Can you raise a normal kid in Park Slope, early assessment

5 Jan

So the tagline I chose for the blog is ‘Can you raise a normal kid in Park Slope?’, and after almost a month, it’s time for a clear-eyed assessment. First I would say that we have no idea if the kid is normal. At this point, it is more about our experiences, choices, assumptions. To cut to the chase, I would give myself a C-.

First the kid:
Poor Brooklyn Baby, he has so far had:

  • Jaundice, for which he received three blood tests in three days after being released from the hospital, followed by a 24-hour admission to the hospital. Under the UV lamps, wearing nothing but a bikini diaper. Where he got an IV put in. Which took 3 tries.
  • Eye infection, which is currently developing. We have been applying a warm compress, now we have eyedrops (which I suspect he’s going to hate)
  • Thrush, which is currently developing. This is where we have traced the burning breast pain felt by baby mama. Symptoms on BB are minimal, we’re applying an oral anti-fungal, with concomitant cream for baby mama.
  • Club foot casts, and we are now on BB’s second. The kid’s taking this like a champ, not even flinching when they cut off the first one.
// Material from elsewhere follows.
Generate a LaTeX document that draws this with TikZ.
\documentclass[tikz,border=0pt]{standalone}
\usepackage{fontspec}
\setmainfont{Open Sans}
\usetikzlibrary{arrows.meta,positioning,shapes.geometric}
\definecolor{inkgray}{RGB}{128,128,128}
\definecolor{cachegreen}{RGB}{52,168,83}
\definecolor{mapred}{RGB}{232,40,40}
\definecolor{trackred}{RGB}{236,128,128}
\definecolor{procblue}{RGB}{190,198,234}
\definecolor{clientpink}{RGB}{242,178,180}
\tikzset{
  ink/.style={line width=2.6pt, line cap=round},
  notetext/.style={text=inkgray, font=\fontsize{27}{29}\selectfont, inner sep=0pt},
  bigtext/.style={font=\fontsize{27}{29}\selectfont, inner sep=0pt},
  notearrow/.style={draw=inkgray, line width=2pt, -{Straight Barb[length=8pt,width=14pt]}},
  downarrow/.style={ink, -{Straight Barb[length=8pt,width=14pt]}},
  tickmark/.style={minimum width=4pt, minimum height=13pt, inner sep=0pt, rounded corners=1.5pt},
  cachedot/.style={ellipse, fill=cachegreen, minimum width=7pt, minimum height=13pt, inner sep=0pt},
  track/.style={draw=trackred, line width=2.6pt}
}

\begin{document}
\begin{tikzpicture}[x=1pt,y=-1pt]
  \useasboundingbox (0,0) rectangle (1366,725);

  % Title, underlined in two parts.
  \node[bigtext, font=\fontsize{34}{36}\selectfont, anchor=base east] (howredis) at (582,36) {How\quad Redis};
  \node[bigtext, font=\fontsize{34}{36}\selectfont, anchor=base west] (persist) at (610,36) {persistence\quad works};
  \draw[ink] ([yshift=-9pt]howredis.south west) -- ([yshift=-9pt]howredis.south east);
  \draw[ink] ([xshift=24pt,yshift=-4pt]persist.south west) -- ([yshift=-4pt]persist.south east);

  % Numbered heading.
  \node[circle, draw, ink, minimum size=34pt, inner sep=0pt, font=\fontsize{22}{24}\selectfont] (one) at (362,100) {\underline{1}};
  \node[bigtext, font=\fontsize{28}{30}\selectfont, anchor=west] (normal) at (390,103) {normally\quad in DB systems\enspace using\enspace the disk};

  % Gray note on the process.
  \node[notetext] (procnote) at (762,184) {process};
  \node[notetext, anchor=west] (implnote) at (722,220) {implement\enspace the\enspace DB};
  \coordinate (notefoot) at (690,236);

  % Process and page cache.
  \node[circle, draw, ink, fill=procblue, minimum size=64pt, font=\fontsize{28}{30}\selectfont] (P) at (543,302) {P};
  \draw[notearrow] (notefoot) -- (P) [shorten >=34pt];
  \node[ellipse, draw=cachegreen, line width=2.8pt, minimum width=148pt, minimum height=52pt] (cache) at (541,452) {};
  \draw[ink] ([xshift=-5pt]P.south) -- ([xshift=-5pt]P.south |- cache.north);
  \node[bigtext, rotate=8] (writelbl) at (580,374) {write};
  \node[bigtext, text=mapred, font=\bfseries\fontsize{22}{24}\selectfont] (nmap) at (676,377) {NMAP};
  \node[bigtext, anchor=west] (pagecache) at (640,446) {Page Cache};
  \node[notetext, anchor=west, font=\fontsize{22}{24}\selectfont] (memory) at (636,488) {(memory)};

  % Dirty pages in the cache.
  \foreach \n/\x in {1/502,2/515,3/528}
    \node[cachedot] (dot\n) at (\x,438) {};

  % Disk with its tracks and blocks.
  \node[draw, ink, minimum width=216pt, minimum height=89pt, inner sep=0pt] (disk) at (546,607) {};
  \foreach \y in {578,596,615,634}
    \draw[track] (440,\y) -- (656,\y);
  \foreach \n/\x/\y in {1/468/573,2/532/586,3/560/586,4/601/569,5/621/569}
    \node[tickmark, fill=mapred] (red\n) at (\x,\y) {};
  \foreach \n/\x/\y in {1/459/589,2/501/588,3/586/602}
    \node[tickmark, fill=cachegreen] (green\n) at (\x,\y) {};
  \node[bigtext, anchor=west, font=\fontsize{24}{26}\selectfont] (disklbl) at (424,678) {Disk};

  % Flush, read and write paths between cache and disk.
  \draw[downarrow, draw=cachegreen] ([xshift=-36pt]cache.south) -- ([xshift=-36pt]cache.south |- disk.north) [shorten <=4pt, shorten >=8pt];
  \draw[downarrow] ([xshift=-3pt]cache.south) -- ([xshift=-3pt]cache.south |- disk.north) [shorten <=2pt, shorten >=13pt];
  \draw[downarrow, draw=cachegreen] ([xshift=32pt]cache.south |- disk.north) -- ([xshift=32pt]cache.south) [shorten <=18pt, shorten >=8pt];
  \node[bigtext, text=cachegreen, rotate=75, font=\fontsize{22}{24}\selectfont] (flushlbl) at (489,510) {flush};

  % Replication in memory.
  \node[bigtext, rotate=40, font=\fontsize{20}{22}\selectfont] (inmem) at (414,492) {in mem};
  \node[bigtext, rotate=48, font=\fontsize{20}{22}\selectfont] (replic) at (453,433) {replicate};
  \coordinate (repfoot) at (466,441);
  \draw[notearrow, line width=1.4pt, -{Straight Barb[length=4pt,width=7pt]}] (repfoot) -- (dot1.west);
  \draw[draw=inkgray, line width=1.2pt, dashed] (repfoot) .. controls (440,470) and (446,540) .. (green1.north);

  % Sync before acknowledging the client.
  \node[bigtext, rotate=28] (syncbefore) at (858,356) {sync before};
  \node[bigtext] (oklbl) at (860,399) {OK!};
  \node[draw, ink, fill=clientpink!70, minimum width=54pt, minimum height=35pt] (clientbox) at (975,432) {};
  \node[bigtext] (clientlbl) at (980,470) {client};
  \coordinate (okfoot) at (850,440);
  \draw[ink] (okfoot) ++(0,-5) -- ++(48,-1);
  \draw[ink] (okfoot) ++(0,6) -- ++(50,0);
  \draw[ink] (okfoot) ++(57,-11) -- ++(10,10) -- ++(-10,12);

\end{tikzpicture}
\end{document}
It’s now on our mantel.

So is it fair to say that we have a sickly child? Or that we are hyper-vigilant about attending to his every issue? At least we are not running around town with diapers filled with poop.
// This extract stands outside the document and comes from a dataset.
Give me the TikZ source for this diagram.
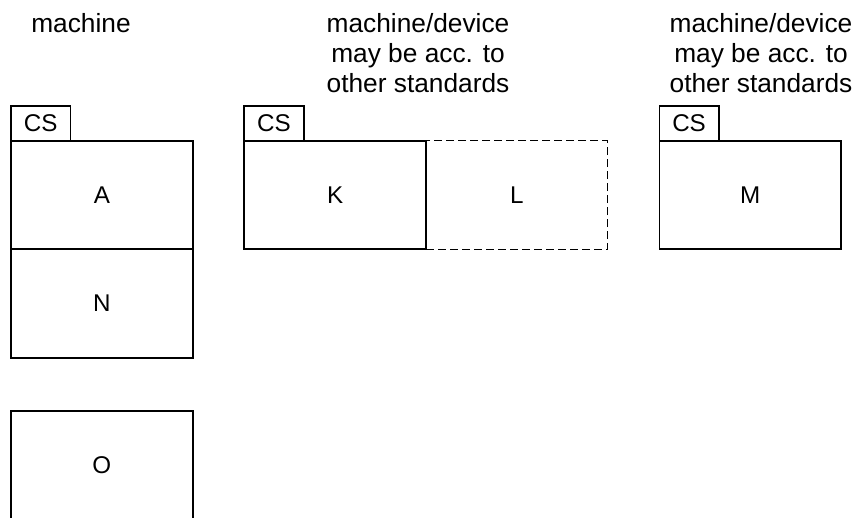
\documentclass[tikz,border=0pt]{standalone}
\usepackage{fontspec}
\setmainfont{Liberation Sans}
\begin{document}
\begin{tikzpicture}[x=1pt,y=-1pt,
  lbl/.style={font=\fontsize{24.2}{29}\selectfont},
  box/.style={draw, line width=1.6pt, minimum width=181.8pt, minimum height=108.5pt,
    inner sep=0pt, outer sep=0pt, lbl},
  dbox/.style={box, line width=1pt, dash pattern=on 8pt off 4pt},
  tab/.style={draw, line width=1.6pt, minimum width=59.5pt, minimum height=35pt,
    inner sep=0pt, outer sep=0pt, anchor=south west, lbl},
  head/.style={anchor=north, align=center, inner sep=0pt,
    font=\fontsize{26.3}{30}\selectfont}]
\useasboundingbox (0,0) rectangle (856,517);
% headings
\node[head] (h1) at (81,12.8) {machine};
\node[head] (h2) at (418,12.8) {machine/device\\may be acc. to\\other standards};
\node[head] (h3) at (761,12.8) {machine/device\\may be acc. to\\other standards};
% left column
\node[box] (A) at (101.9,195) {A};
\node[box, anchor=north] (N) at (A.south) {N};
\node[box] (O) at (101.9,465.3) {O};
\node[tab] (csA) at (A.north west) {CS};
% middle
\node[dbox] (L) at (516.9,195) {L};
\node[box] (K) at (335.15,195) {K};
\node[tab] (csK) at (K.north west) {CS};
% right
\node[box] (M) at (750.2,195) {M};
\node[tab] (csM) at (M.north west) {CS};
\end{tikzpicture}
\end{document}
Now us. Why give myself a C-? Here’s the evidence against us so far:

  • Birth in Manhattan. We are one of those couples who moved to Park Slope but didn’t deign to have our baby in the local hospital eschewing it for the much classier Roosevelt, near Columbus Circle. True, baby mama’s OB/Gyn of 5 years works there, but still, we traveled to Manhattan to have our baby.
  • Modern glider furniture. Our rocking chair is rocking the house, but it is definitely a top of the line chair.
  • Breastfeeding iPhone App. Yes, we have given up pencil and paper, and instead we are tracking the breastfeeding times via an iPhone application.
  • Postpartum doula. We have hired one, to come by for 16 hours or so over the first weeks. When she came to meet us the first time, she popped right on over from the Park Slope Food Co-op.
  • Lactation Consultant, home visit. She came by for a few hours to weigh the baby, check the baby’s latch, help baby mama shift her positioning, and generally be unhelpful in alleviating the pain that babymama was feeling from breastfeeding (see Thrush, above).
  • The organic, all-cotton mattress. Baby mama read an article about how some New Zealand researchers are pointing to cheap mattresses as a factor in SIDS. So we ditched our cheap mattress for a $300 fancy mattress. Which baby mama justified by saying that it was still cheaper than the one the salesman was pushing at Buy Buy Baby. Hmm.
  • The crib. It’s a Muu crib, and while we got it for about 1/3 the price (as a floor model), it’s still a high crime no matter how you slice it.
  • The Mobi. Yep, when we’re not walking the kid around town in the pack-n-go, he’s in the Mobi. It’s a hand-me-down from a friend, and it’s awesome, but it’s pretty PS-standard issue.
  • The Website. Yes, documenting your parenting experience is intrinsically a crazy parent thing to do. I’m not sure it means your kid won’t be normal, but it’s a good bet the kid won’t be normal…

And the evidence for normalcy? There’s that, too. We didn’t buy a changing table, opting for one from a friend that just sits quietly on our existing dresser. We can’t manage a nursery, much less a fancy, painted, delightfully designed one, because all of our crap is crowding out the office where it would be. All of the kid’s clothes are hand-me-downs, generously donated from post-newborn-raising friends. Clothes, the stroller, the boppy pillow, a skip-hop, etc. And the kid wears a plain white onesie about 95% of the time.

But I would say that on balance, we’re being corrupted by our environment. The fancy-pants parts of the baby’s newborn childhood are exactly the things that are available in our current neighborhood. C- today, and I’m a little edgy about the future…


3 Responses to “Can you raise a normal kid in Park Slope, early assessment”

  1. livingoutsidethescreen January 5, 2011 at 10:23 pm #

    Can’t wait until you write about your tutor search for the 4 year old BB prepping for the city’s Gifted & Talented test. I’m ignoring that diaper comment, because getting creative is just what normal people have to do when they don’t have la-de-da doulas coming over to their homes.

  2. Peter January 6, 2011 at 12:50 am #

    So apparently one danger of clear-eyed self-assessment is that your friends get to kick you while you’re down…

  3. Alan January 6, 2011 at 9:34 am #

    I’d give you a much higher grade than C- (and of course I’m a real expert since my kid is a full 2 weeks older). Nothing wrong with having a bit of help, and I like your crib, so those don’t count as evidence against you.